§ **To be done**:
Without including any pictures, write out the listing below exactly.

_____

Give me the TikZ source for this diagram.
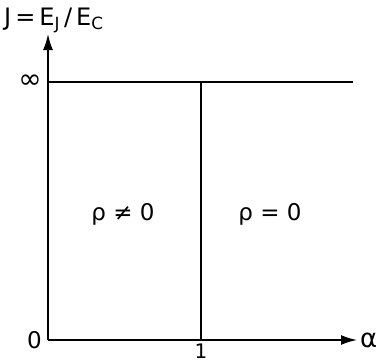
\documentclass[tikz,border=0pt]{standalone}
\usepackage{fontspec}
\setmainfont{DejaVu Sans}
\usetikzlibrary{arrows.meta, positioning}

\begin{document}
\begin{tikzpicture}[x=1pt, y=-1pt,
    every node/.style={font=\fontsize{23}{26}\selectfont, inner sep=2pt},
    axis/.style={line width=1.8pt, -{Latex[length=16pt, width=10pt]}},
    border/.style={line width=1.6pt}
]
\useasboundingbox (0,0) rectangle (378,364);
% --- ejes ---
\coordinate (o) at (48,340);
\coordinate (ytip) at (48,34);
\coordinate (xtip) at (357,340);
\coordinate (inf) at (48,82);
\coordinate (infend) at (353,82);
\coordinate (m1) at (201,82);
\coordinate (m0) at (201,340);

\draw[axis] (o) -- (ytip);
\draw[axis] (o) -- (xtip);

% --- limites de fase ---
\draw[border] (inf) -- (infend);
\draw[border] (m1) -- (m0);

% --- etiquetas ---
\node[anchor=south west, inner sep=0pt, font=\fontsize{24}{26}\selectfont] (title) at (4,33)
    {J\,=\,E\textsubscript{J}\,/\,E\textsubscript{C}};
\node[left=4pt of o] (zero) {0};
\node[left=4pt of inf, font=\fontsize{28}{30}\selectfont] (infty) {∞};
\node[right=1pt of xtip, font=\fontsize{26}{28}\selectfont] (alpha) {α};
\node[anchor=north, inner sep=0pt, font=\fontsize{20}{22}\selectfont] (one) at (201,344) {1};

\node (rhoA) at (123,214) {ρ ≠ 0};
\node (rhoB) at (270,214) {ρ = 0};
\end{tikzpicture}
\end{document}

_____

§ **Completed task**:
Give me the TikZ source for this diagram.
\documentclass[tikz,border=0pt]{standalone}
\usepackage{fontspec}
\setmainfont{DejaVu Sans}
\usetikzlibrary{arrows.meta, positioning}

\begin{document}
\begin{tikzpicture}[x=1pt, y=-1pt,
    every node/.style={font=\fontsize{23}{26}\selectfont, inner sep=2pt},
    axis/.style={line width=1.8pt, -{Latex[length=16pt, width=10pt]}},
    border/.style={line width=1.6pt}
]
\useasboundingbox (0,0) rectangle (378,364);
% --- ejes ---
\coordinate (o) at (48,340);
\coordinate (ytip) at (48,34);
\coordinate (xtip) at (357,340);
\coordinate (inf) at (48,82);
\coordinate (infend) at (353,82);
\coordinate (m1) at (201,82);
\coordinate (m0) at (201,340);

\draw[axis] (o) -- (ytip);
\draw[axis] (o) -- (xtip);

% --- limites de fase ---
\draw[border] (inf) -- (infend);
\draw[border] (m1) -- (m0);

% --- etiquetas ---
\node[anchor=south west, inner sep=0pt, font=\fontsize{24}{26}\selectfont] (title) at (4,33)
    {J\,=\,E\textsubscript{J}\,/\,E\textsubscript{C}};
\node[left=4pt of o] (zero) {0};
\node[left=4pt of inf, font=\fontsize{28}{30}\selectfont] (infty) {∞};
\node[right=1pt of xtip, font=\fontsize{26}{28}\selectfont] (alpha) {α};
\node[anchor=north, inner sep=0pt, font=\fontsize{20}{22}\selectfont] (one) at (201,344) {1};

\node (rhoA) at (123,214) {ρ ≠ 0};
\node (rhoB) at (270,214) {ρ = 0};
\end{tikzpicture}
\end{document}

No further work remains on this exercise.